## STATED EXERCISE
Copy the data that follows, character for character, minus the pictures.

========

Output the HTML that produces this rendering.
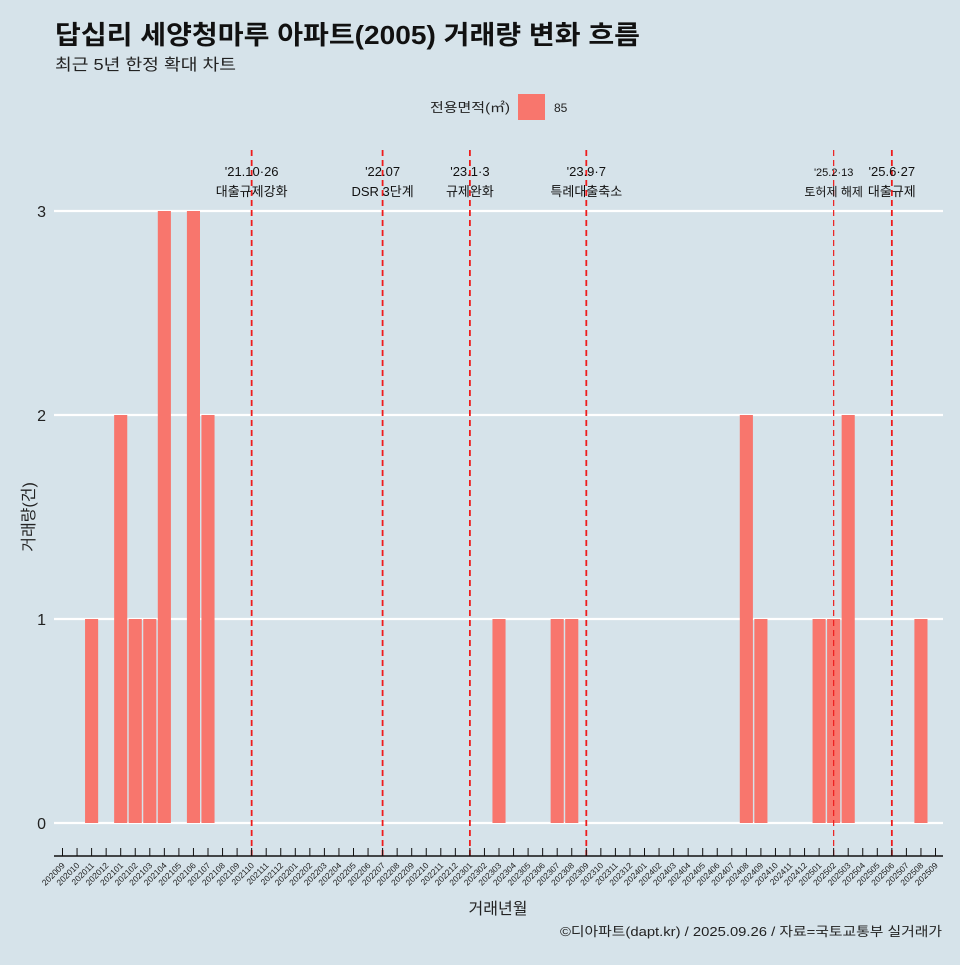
<!DOCTYPE html>
<html><head><meta charset="utf-8">
<style>
html,body{margin:0;padding:0;background:#d6e3ea;}
body{width:960px;height:960px;overflow:hidden;font-family:"Liberation Sans","Noto Sans CJK KR",sans-serif;}
</style></head>
<body>
<svg id="chart" width="960" height="960" xmlns="http://www.w3.org/2000/svg" style="font-family:'Liberation Sans','Noto Sans CJK KR',sans-serif">
<rect width="960" height="960" fill="#d6e3ea"/>
<text x="55" y="44" font-size="26" font-weight="bold" fill="#111" textLength="585" lengthAdjust="spacingAndGlyphs">답십리 세양청마루 아파트(2005) 거래량 변화 흐름</text>
<text x="55" y="70" font-size="16" fill="#222" textLength="181" lengthAdjust="spacingAndGlyphs">최근 5년 한정 확대 차트</text>
<g>
<text x="510" y="112" font-size="13" text-anchor="end" fill="#222" textLength="80" lengthAdjust="spacingAndGlyphs">전용면적(㎡)</text>
<rect x="518" y="94" width="27" height="26" fill="#f8766d"/>
<text x="554" y="112" font-size="12" fill="#222">85</text>
</g>
<g id="grid"></g><g id="bars"></g><g id="events"></g><g id="axes"></g>
<text transform="translate(34,517) rotate(-90)" font-size="16" text-anchor="middle" fill="#222">거래량(건)</text>
<text x="498" y="914" font-size="16" text-anchor="middle" fill="#222">거래년월</text>
<text x="560" y="936" font-size="13" fill="#222" textLength="382" lengthAdjust="spacingAndGlyphs">©디아파트(dapt.kr) / 2025.09.26 / 자료=국토교통부 실거래가</text>
</svg>
<script>
const months = [];
for (let y = 2020, m = 9; !(y === 2025 && m === 10); ) { months.push(String(y) + String(m).padStart(2, '0')); m++; if (m > 12) { m = 1; y++; } }
const barMonths = ['202011','202101','202102','202103','202104','202106','202107','202303','202307','202308','202408','202409','202501','202502','202503','202508'];
const barValues = [1,2,1,1,3,3,2,1,1,1,2,1,1,1,2,1];
const yTicks = [0,1,2,3];
const eventMonths = ['202110','202207','202301','202309','202502','202506'];
const eventDates = ["'21.10·26","'22.07","'23.1·3","'23.9·7","'25.2·13","'25.6·27"];
const eventLabels = ['대출규제강화','DSR 3단계','규제완화','특례대출축소','토허제 해제','대출규제'];

const NS = 'http://www.w3.org/2000/svg';
const x0 = 62.5, step = 14.55, y0 = 823, unit = 204;
const xs = m => x0 + months.indexOf(m) * step;
const xi = i => x0 + i * step;
const ys = v => y0 - v * unit;
function el(tag, attrs, parent, text) {
  const e = document.createElementNS(NS, tag);
  for (const k in attrs) e.setAttribute(k, attrs[k]);
  if (text !== undefined) e.textContent = text;
  parent.appendChild(e); return e;
}
const grid = document.getElementById('grid'), bars = document.getElementById('bars'),
      events = document.getElementById('events'), axes = document.getElementById('axes');
yTicks.forEach(v => {
  const l = el('line', {x1: 54, x2: 943, y1: ys(v), y2: ys(v), stroke: '#fff', 'stroke-width': 2.2}, grid);
  
  
  const t = el('text', {x: 46, y: ys(v) + 6, 'font-size': 16, 'text-anchor': 'end', fill: '#222'}, grid, String(v));
  
  
});
barMonths.forEach((m, i) => {
  const w = 13.1;
  const r = el('rect', {x: xs(m) - w / 2, y: ys(barValues[i]), width: w, height: barValues[i] * unit, fill: '#f8766d'}, bars);
  
  
});
eventMonths.forEach((m, i) => {
  const x = xs(m);
  const thin = m === '202502';
  const l = el('line', {x1: x, x2: x, y1: 150, y2: 856, stroke: '#ee1c1c', 'stroke-width': thin ? 1.2 : 1.8, 'stroke-dasharray': '6,4'}, events);
  
  
  const t1 = el('text', {x: x, y: 176, 'font-size': thin ? 11 : 13, 'text-anchor': 'middle', fill: '#111'}, events, eventDates[i]);
  
  
  const t2 = el('text', {x: x, y: 196, 'font-size': thin ? 12 : 13, 'text-anchor': 'middle', fill: '#111'}, events, eventLabels[i]);
  
  
});
const ax = el('line', {x1: 54, x2: 943, y1: 856, y2: 856, stroke: '#111', 'stroke-width': 1.5}, axes);


months.forEach((m, i) => {
  const x = xi(i);
  el('line', {x1: x, x2: x, y1: 848, y2: 856, stroke: '#111', 'stroke-width': 1}, axes);
  const t = el('text', {x: x + 3, y: 866, 'font-size': 8.5, 'text-anchor': 'end', fill: '#222', transform: `rotate(-45 ${x + 3} 866)`}, axes, m);
  
  
});
</script>
</body></html>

========

## RESPONSE FOR THIS EXERCISE
Output the HTML that produces this rendering.
<!DOCTYPE html>
<html><head><meta charset="utf-8">
<style>
html,body{margin:0;padding:0;background:#d6e3ea;}
body{width:960px;height:960px;overflow:hidden;font-family:"Liberation Sans","Noto Sans CJK KR",sans-serif;}
</style></head>
<body>
<svg id="chart" width="960" height="960" xmlns="http://www.w3.org/2000/svg" style="font-family:'Liberation Sans','Noto Sans CJK KR',sans-serif">
<rect width="960" height="960" fill="#d6e3ea"/>
<text x="55" y="44" font-size="26" font-weight="bold" fill="#111" textLength="585" lengthAdjust="spacingAndGlyphs">답십리 세양청마루 아파트(2005) 거래량 변화 흐름</text>
<text x="55" y="70" font-size="16" fill="#222" textLength="181" lengthAdjust="spacingAndGlyphs">최근 5년 한정 확대 차트</text>
<g>
<text x="510" y="112" font-size="13" text-anchor="end" fill="#222" textLength="80" lengthAdjust="spacingAndGlyphs">전용면적(㎡)</text>
<rect x="518" y="94" width="27" height="26" fill="#f8766d"/>
<text x="554" y="112" font-size="12" fill="#222">85</text>
</g>
<g id="grid"></g><g id="bars"></g><g id="events"></g><g id="axes"></g>
<text transform="translate(34,517) rotate(-90)" font-size="16" text-anchor="middle" fill="#222">거래량(건)</text>
<text x="498" y="914" font-size="16" text-anchor="middle" fill="#222">거래년월</text>
<text x="560" y="936" font-size="13" fill="#222" textLength="382" lengthAdjust="spacingAndGlyphs">©디아파트(dapt.kr) / 2025.09.26 / 자료=국토교통부 실거래가</text>
</svg>
<script>
const months = [];
for (let y = 2020, m = 9; !(y === 2025 && m === 10); ) { months.push(String(y) + String(m).padStart(2, '0')); m++; if (m > 12) { m = 1; y++; } }
const barMonths = ['202011','202101','202102','202103','202104','202106','202107','202303','202307','202308','202408','202409','202501','202502','202503','202508'];
const barValues = [1,2,1,1,3,3,2,1,1,1,2,1,1,1,2,1];
const yTicks = [0,1,2,3];
const eventMonths = ['202110','202207','202301','202309','202502','202506'];
const eventDates = ["'21.10·26","'22.07","'23.1·3","'23.9·7","'25.2·13","'25.6·27"];
const eventLabels = ['대출규제강화','DSR 3단계','규제완화','특례대출축소','토허제 해제','대출규제'];

const NS = 'http://www.w3.org/2000/svg';
const x0 = 62.5, step = 14.55, y0 = 823, unit = 204;
const xs = m => x0 + months.indexOf(m) * step;
const xi = i => x0 + i * step;
const ys = v => y0 - v * unit;
function el(tag, attrs, parent, text) {
  const e = document.createElementNS(NS, tag);
  for (const k in attrs) e.setAttribute(k, attrs[k]);
  if (text !== undefined) e.textContent = text;
  parent.appendChild(e); return e;
}
const grid = document.getElementById('grid'), bars = document.getElementById('bars'),
      events = document.getElementById('events'), axes = document.getElementById('axes');
yTicks.forEach(v => {
  const l = el('line', {x1: 54, x2: 943, y1: ys(v), y2: ys(v), stroke: '#fff', 'stroke-width': 2.2}, grid);
  
  
  const t = el('text', {x: 46, y: ys(v) + 6, 'font-size': 16, 'text-anchor': 'end', fill: '#222'}, grid, String(v));
  
  
});
barMonths.forEach((m, i) => {
  const w = 13.1;
  const r = el('rect', {x: xs(m) - w / 2, y: ys(barValues[i]), width: w, height: barValues[i] * unit, fill: '#f8766d'}, bars);
  
  
});
eventMonths.forEach((m, i) => {
  const x = xs(m);
  const thin = m === '202502';
  const l = el('line', {x1: x, x2: x, y1: 150, y2: 856, stroke: '#ee1c1c', 'stroke-width': thin ? 1.2 : 1.8, 'stroke-dasharray': '6,4'}, events);
  
  
  const t1 = el('text', {x: x, y: 176, 'font-size': thin ? 11 : 13, 'text-anchor': 'middle', fill: '#111'}, events, eventDates[i]);
  
  
  const t2 = el('text', {x: x, y: 196, 'font-size': thin ? 12 : 13, 'text-anchor': 'middle', fill: '#111'}, events, eventLabels[i]);
  
  
});
const ax = el('line', {x1: 54, x2: 943, y1: 856, y2: 856, stroke: '#111', 'stroke-width': 1.5}, axes);


months.forEach((m, i) => {
  const x = xi(i);
  el('line', {x1: x, x2: x, y1: 848, y2: 856, stroke: '#111', 'stroke-width': 1}, axes);
  const t = el('text', {x: x + 3, y: 866, 'font-size': 8.5, 'text-anchor': 'end', fill: '#222', transform: `rotate(-45 ${x + 3} 866)`}, axes, m);
  
  
});
</script>
</body></html>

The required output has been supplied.